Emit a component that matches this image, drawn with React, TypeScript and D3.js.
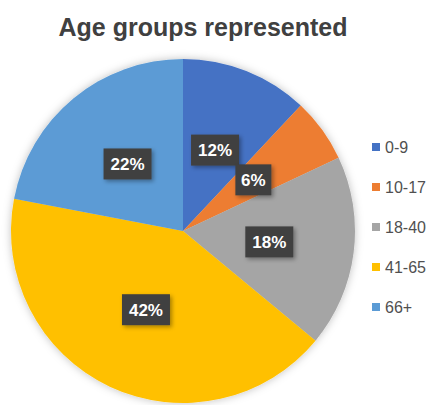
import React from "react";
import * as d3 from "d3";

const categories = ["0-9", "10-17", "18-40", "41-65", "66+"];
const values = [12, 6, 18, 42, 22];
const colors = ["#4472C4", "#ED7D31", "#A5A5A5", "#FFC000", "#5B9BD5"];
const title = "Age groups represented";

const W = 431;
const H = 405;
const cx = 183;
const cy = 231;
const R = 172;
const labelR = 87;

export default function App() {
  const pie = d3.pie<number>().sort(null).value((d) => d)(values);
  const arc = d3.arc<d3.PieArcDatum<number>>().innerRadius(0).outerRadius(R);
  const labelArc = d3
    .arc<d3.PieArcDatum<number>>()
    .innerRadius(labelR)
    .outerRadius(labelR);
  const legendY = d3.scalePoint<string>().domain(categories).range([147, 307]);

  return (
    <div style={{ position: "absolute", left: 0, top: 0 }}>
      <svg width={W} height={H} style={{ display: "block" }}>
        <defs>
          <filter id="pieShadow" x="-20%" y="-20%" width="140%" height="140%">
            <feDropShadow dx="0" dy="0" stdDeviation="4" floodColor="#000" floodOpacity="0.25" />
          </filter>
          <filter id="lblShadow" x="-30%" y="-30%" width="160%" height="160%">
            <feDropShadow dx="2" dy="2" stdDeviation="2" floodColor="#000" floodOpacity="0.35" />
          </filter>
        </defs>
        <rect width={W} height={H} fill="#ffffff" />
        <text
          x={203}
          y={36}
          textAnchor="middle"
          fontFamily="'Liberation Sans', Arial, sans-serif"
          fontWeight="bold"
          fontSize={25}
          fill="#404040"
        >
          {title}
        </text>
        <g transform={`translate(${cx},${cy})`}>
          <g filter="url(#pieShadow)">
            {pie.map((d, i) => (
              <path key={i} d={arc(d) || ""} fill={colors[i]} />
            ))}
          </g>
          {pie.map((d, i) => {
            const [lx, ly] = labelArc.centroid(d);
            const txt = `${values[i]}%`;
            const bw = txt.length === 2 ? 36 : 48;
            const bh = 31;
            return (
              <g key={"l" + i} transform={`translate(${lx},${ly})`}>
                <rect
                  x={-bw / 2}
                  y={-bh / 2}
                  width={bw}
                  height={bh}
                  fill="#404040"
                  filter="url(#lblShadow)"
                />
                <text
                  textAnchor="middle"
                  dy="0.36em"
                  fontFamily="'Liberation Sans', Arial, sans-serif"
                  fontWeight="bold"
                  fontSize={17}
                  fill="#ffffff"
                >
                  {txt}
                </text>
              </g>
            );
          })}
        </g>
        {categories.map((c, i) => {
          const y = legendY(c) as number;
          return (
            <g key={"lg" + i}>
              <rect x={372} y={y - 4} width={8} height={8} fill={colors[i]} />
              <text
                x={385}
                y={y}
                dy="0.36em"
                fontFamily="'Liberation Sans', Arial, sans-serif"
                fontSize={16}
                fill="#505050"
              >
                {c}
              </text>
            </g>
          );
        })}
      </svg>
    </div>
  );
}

_ _ _ _ _

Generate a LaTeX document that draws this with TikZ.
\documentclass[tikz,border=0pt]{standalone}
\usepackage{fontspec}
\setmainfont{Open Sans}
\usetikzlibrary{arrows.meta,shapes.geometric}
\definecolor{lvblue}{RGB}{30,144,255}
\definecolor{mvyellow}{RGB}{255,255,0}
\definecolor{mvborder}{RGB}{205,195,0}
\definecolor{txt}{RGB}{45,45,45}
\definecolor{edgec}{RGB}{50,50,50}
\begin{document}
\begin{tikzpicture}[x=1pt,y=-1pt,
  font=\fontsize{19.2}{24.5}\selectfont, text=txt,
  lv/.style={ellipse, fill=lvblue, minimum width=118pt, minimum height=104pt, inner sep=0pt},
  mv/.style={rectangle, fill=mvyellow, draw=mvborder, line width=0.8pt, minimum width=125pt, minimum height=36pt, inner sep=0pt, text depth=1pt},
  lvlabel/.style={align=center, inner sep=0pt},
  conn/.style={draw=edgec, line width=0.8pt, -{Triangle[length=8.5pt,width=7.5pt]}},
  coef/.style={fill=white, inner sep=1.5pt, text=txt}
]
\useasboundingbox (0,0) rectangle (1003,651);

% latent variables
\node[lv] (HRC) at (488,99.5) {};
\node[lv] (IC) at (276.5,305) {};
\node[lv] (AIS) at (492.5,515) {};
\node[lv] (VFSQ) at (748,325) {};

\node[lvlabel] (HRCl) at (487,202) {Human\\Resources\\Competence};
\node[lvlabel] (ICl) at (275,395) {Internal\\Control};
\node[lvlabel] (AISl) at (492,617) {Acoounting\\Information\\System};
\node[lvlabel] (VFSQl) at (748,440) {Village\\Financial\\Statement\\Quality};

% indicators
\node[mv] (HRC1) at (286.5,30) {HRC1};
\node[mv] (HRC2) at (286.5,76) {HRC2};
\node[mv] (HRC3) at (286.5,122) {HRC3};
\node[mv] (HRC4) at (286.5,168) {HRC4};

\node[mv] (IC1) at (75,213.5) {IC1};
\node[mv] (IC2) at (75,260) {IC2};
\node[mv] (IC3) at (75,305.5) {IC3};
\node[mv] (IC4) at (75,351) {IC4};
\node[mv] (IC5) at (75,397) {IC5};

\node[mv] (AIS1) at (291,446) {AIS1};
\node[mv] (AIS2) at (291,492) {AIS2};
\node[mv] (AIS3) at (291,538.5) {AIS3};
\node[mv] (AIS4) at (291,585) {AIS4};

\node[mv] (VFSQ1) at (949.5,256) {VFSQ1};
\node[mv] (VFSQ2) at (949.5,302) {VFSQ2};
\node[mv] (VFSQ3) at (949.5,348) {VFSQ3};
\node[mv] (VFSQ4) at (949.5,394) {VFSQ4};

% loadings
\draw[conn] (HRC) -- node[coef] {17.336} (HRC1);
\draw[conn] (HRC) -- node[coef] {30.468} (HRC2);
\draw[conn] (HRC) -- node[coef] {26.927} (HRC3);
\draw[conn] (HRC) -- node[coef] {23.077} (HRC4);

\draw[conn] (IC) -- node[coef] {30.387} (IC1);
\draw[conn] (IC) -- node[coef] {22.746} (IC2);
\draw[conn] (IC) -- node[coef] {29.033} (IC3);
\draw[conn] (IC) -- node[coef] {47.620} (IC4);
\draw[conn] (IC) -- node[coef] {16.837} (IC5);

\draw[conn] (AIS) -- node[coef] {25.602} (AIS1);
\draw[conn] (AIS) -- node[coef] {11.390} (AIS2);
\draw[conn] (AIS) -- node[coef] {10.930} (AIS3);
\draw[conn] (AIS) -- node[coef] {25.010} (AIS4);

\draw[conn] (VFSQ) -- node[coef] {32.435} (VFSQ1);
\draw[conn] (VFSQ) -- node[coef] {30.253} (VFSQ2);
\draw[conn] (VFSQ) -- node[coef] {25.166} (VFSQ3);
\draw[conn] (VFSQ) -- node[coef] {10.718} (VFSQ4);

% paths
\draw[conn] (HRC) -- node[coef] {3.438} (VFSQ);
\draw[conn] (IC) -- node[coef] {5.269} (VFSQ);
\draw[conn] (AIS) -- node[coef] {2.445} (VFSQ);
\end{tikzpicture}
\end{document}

_ _ _ _ _

[The exercise]: Take every line from the data that contains the word "with".

[The result]:
Emit a component that matches this image, drawn with React, TypeScript and D3.js.
Generate a LaTeX document that draws this with TikZ.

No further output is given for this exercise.